PPRC (Sync Remote Copy) performance has improved dramatically. The big reductions were in ESS. But a 0.38ms cost for DS8000 over 8KM has been measured. This is not really showing what happens at distance. 303km distance showed as about 4ms and 0km as about 0.5ms. Lee noted that you could interpolate reasonably well as the elongation with distance is pretty much linear. The above numbers are at low load. Load doesn’t alter the picture very much – until you hit the knee of the curve.

Session Z16: Sharing Resources in a Parallel Sysplex, Speaker: Joan Kelley

Actually this was rather more about CF performance than actual resources. But it was very useful nonetheless.

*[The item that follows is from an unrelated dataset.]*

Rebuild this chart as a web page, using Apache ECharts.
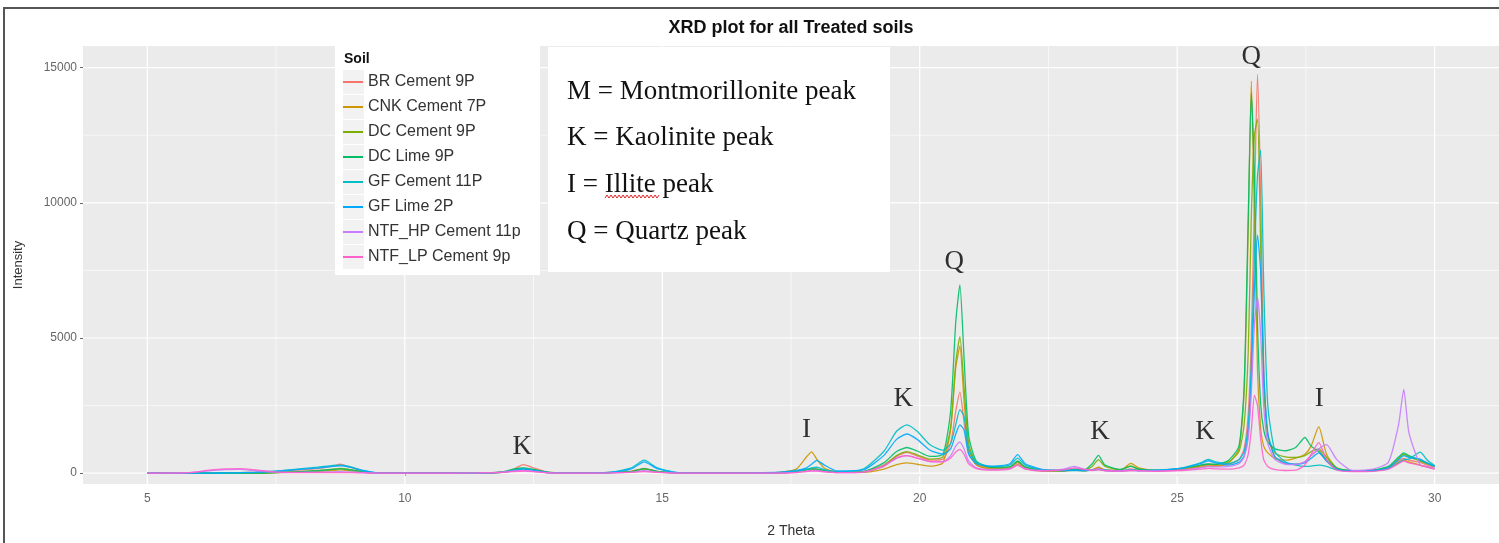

Joan talked about shared CFs. Her “classic” scenario is a “Test” CF whose performance is not important sharing with a “Prod” CF where is important. Recall: each CF needs its own Receiver links – so need to configure accordingly.

Delayed requests can even break Duplexing – as a consequence of timing out a request.

Dynamic Dispatch puts the CF to sleep for 20ms at low utilisations, less time for higher utilisations.

A good design point for this sharing case is to turn Dynamic Dispatch on for “Test” and off for “Prod”. (D DYNDISP shows whether Dynamic Dispatch is on for a CF. (Obviously you can also infer that from RMF as well.))

She had a good foil on responsiveness for different “Test”/”Prod” LPAR weight regimes. It showed that at low Test request rates the weights don’t matter much. At higher rates, though, weights of eg 5/95 produce much better responsiveness than eg 30/70. With System-Managed Duplexing you should set weights so that the Prod (duplexed) CF is dispatched 95% of the time – to avoid the timeouts I mentioned earlier.

With Dynamic ICF Expansion the CF can expand to additionally use a shared engine. If the shared engine is totally available – i.e no other LPAR wants it – the performance is close to that additional engine being dedicated.

Because ICF engines, IFL engines and IFA/zAAP engines share the same pool it is possible for an IFL or IFA to acquire cycles at the expense of the ICF LPARs.

There were several foils on CF links. I’m going to have to learn up on this as well: It’s got a lot more complicated. 🙂

Session ZP12: DB2 Memory Management in a 64-Bit World, Speaker: Me

This went reasonably well. I did get one question which was about what value to set MEMLIMIT at (which I think translates into what REGION value to have for the DBM1 address space). At present the answer has to be “I don’t know.” 😦 That’s because I don’t know if Extended High Private users can expand down into memory below the REGION value. If that makes any kind of sense. 🙂 I clearly need to research how REGION interacts with Extended High Private (which is what DB2 uses – mainly).

Session Z20: What’s New in DFSORT?, Speaker:Me

A small but reasonably engaged audience. One good question was essentially “if I’ve set my DFSORT parameters in particular ways years ago which do I need to change now?” Basically it would take a review of the parameters but most of them wouldn’t need to change. But some of newer ones are worth looking at to see how helpful they could be.